Iowa Code section 17A.19(4) further sets out a strict pleading standard for the preservation of issues in review of agency decisions. The statute provides the petition for review must state the following: The nature of the agency action at issue, the particular action being appealed from, the facts on which venue is based, the grounds on which relief is sought, and the relief sought. Id. Regarding the standard of section 17A.19(4), this court has explained

In a petition for judicial review each claimed error must be separately and distinctly stated. The standard is met when an opponent is sufficiently apprised of the alleged error so as to allow for adequate preparation and response.

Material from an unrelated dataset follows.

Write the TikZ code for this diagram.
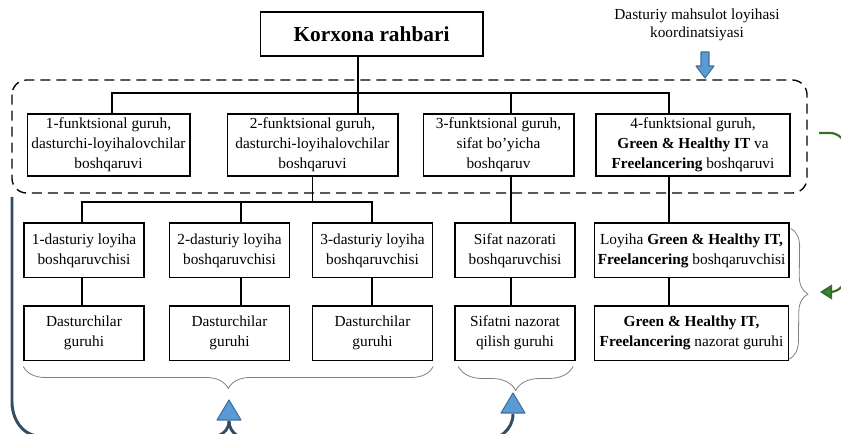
\documentclass[tikz,border=0pt]{standalone}
\usepackage{fontspec}
\setmainfont{Liberation Serif}
\usetikzlibrary{arrows.meta, positioning, decorations.pathreplacing}

\definecolor{arrowblue}{RGB}{91,155,213}
\definecolor{arrowedge}{RGB}{65,113,156}
\definecolor{slate}{RGB}{50,76,100}
\definecolor{leafgreen}{RGB}{58,108,42}
\definecolor{headgreen}{RGB}{30,150,60}

\begin{document}
\begin{tikzpicture}[x=0.75pt, y=-0.75pt]
	\tikzset{box/.style={draw, line width=1pt, align=center, inner sep=2pt, font=\fontsize{11.5}{15}\selectfont},
		fgbox/.style={box, minimum height=46.5pt},
		pmbox/.style={box, minimum height=41pt, minimum width=90pt},
		link/.style={line width=1pt},
		frame/.style={dashed, dash pattern=on 7.5pt off 4.5pt, line width=1pt, rounded corners=11pt},
		bracket/.style={decorate, draw=black!50, line width=0.6pt},
		tri/.style={fill=arrowblue, draw=arrowedge, line width=0.8pt, line join=round},
		slateline/.style={draw=slate, line width=2.2pt},
		greenline/.style={draw=leafgreen, line width=1.6pt}}

	\clip (0,0) rectangle (841,434);

	% top level
	\node[box, minimum width=167pt, minimum height=33pt, font=\bfseries\fontsize{16}{19}\selectfont] (head) at (371.5,34) {Korxona rahbari};
	\node[align=center, inner sep=0pt, font=\fontsize{11.5}{13}\selectfont] (coord) at (697,25) {Dasturiy mahsulot loyihasi\\koordinatsiyasi};

	% functional groups
	\node[fgbox, minimum width=122pt] (fg1) at (108.5,145) {1-funktsional guruh,\\dasturchi-loyihalovchilar\\boshqaruvi};
	\node[fgbox, minimum width=128pt] (fg2) at (312.5,145) {2-funktsional guruh,\\dasturchi-loyihalovchilar\\boshqaruvi};
	\node[fgbox, minimum width=113pt] (fg3) at (498.5,145) {3-funktsional guruh,\\sifat bo’yicha\\boshqaruv};
	\node[fgbox, minimum width=145.5pt] (fg4) at (693,145) {4-funktsional guruh,\\\textbf{Green \& Healthy IT} va\\\textbf{Freelancering} boshqaruvi};

	% managers
	\node[pmbox] (pm1) at (84,250.5) {1-dasturiy loyiha\\boshqaruvchisi};
	\node[pmbox] (pm2) at (229.5,250.5) {2-dasturiy loyiha\\boshqaruvchisi};
	\node[pmbox] (pm3) at (372.5,250.5) {3-dasturiy loyiha\\boshqaruvchisi};
	\node[pmbox] (sn) at (515,250.5) {Sifat nazorati\\boshqaruvchisi};
	\node[pmbox, minimum width=146pt] (lg) at (691.5,250.5) {Loyiha \textbf{Green \& Healthy IT,}\\\textbf{Freelancering} boshqaruvchisi};

	% teams
	\node[pmbox, below=20pt of pm1] (dg1) {Dasturchilar\\guruhi};
	\node[pmbox, below=20pt of pm2] (dg2) {Dasturchilar\\guruhi};
	\node[pmbox, below=20pt of pm3] (dg3) {Dasturchilar\\guruhi};
	\node[pmbox, below=20pt of sn] (sq) {Sifatni nazorat\\qilish guruhi};
	\node[pmbox, minimum width=145.5pt, below=20pt of lg] (gn) {\textbf{Green \& Healthy IT,}\\\textbf{Freelancering} nazorat guruhi};

	% connectors
	\coordinate (d1) at (112,93);
	\coordinate (d2) at (358,93);
	\coordinate (d3) at (511,93);
	\coordinate (d4) at (669,93);
	\coordinate (e1) at (82,202);
	\coordinate (e2) at (241,202);
	\coordinate (e3) at (372,202);

	\draw[link] (head.south -| d2) -- (fg2.north -| d2);
	\draw[link] (fg1.north -| d1) -- (d1) -- (d4) -- (fg4.north -| d4);
	\draw[link] (d3) -- (fg3.north -| d3);
	\draw[link] (fg2.south) -- (fg2.south |- e1);
	\draw[link] (pm1.north -| e1) -- (e1) -- (e3) -- (pm3.north -| e3);
	\draw[link] (e2) -- (pm2.north -| e2);
	\draw[link] (pm1.south -| e1) -- (dg1.north -| e1);
	\draw[link] (pm2.south -| e2) -- (dg2.north -| e2);
	\draw[link] (pm3.south -| e3) -- (dg3.north -| e3);
	\draw[link] (fg3.south -| d3) -- (sn.north -| d3);
	\draw[link] (sn.south -| d3) -- (sq.north -| d3);
	\draw[link] (fg4.south -| d4) -- (lg.north -| d4);
	\draw[link] (lg.south -| d4) -- (gn.north -| d4);

	% dashed frame round the groups
	\draw[frame] (12,80) rectangle (807,193);
	\draw[tri] (701,52) -- (709,52) -- (709,66) -- (714,66) -- (705,78) -- (696,66) -- (701,66) -- cycle;

	% brackets
	\draw[bracket, decoration={brace, amplitude=16.5pt}] ([yshift=-4pt]dg3.south east) -- ([yshift=-4pt]dg1.south west);
	\draw[bracket, decoration={brace, amplitude=18pt}] ([xshift=-2pt, yshift=-4pt]sq.south east) -- ([xshift=3pt, yshift=-4pt]sq.south west);
	\draw[bracket, decoration={brace, amplitude=13.5pt}] ([xshift=1pt, yshift=-4.5pt]lg.north east) -- ([yshift=1.5pt]gn.south east);

	% feedback arrows
	\draw[tri] (229,400) -- (241,420) -- (217,420) -- cycle;
	\draw[tri] (513,393) -- (525,413) -- (501,413) -- cycle;
	\draw[slateline] (12,197) -- (12,402) to[out=-90, in=180] (40,436) -- (196,440) to[out=0, in=-90] (229,421);
	\draw[slateline] (229,421) to[out=-90, in=180] (256,441) -- (482,441) to[out=0, in=-90] (513,414);
	\draw[greenline, -{Triangle[length=9pt, width=11pt, fill=headgreen]}] (819,133) -- (830,133) to[out=0, in=90] (846,150) -- (846,275) to[out=-90, in=0] (830,292) -- (820,292);
\end{tikzpicture}
\end{document}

Office of Consumer Advocate v. Iowa State Commerce Comm'n, 419 N.W.2d 373, 375 (Iowa 1988). See also Kohorst v. Iowa State Commerce Comm'n, 348 N.W.2d 619, 621 (Iowa 1984); Midwest Carbide v. Occupational Safety & Health Review Comm'n, 353 N.W.2d 399, 401 (Iowa 1984). Although the rules of civil procedure are applicable to judicial review of agency actions, this is not the case where they conflict with relevant provisions of the IAPA. Iowa R. Civ. P. 331. Notice pleading, therefore, is not sufficient in an appellate review proceeding under chapter 17A because the pleading requirements set forth in section 17A.19(4) are much more stringent than those required in an original action under Iowa Rule of Civil Procedure 69. Kohorst, 348 N.W.2d at 621.

III. Analysis

The argument raised by the Second Injury Fund in seeking to reverse the Commissioner's benefit rate calculation is that it is not supported by substantial evidence in the record. The Deputy gave presumptive weight to the rate agreed upon by Klebs and Johnsrud which was later approved by the Commissioner. The Deputy concluded the Fund had the burden of proving this rate was incorrect, rather than the burden being on the claimant and Johnsrud to provide substantial evidence to prove the rate was proper. Therefore, the question whether Klebs and Johnsrud provided substantial evidence the rate was correct is moot.

The true issue presented by this case is whether the Deputy was in fact correct in placing the burden of proving the rate was incorrect on the Fund. Although the standard of review in cases such as these is for correction of errors of law and this would clearly be such a question, the Fund has failed to raise this issue on appeal. The briefs are completely lacking of any mention of the issue. The arbitration decision of the Deputy makes it clear this is a basis of the ruling, as do the transcripts of the hearing before the Deputy. Clearly, the Fund should have been and was in fact aware of the issue. Because of the heightened pleading standard in cases of judicial review of agency decisions, this court may not properly address an argument not raised by the Fund. We express no opinion whether the Deputy's allocation of the burden of proof was in fact proper.

*181 For these reasons, the decision of the district court as it related to calculation of benefit rate is reversed and the decision of the Industrial Commissioner is affirmed.

DISTRICT COURT REVERSED; INDUSTRIAL COMMISSIONER AFFIRMED.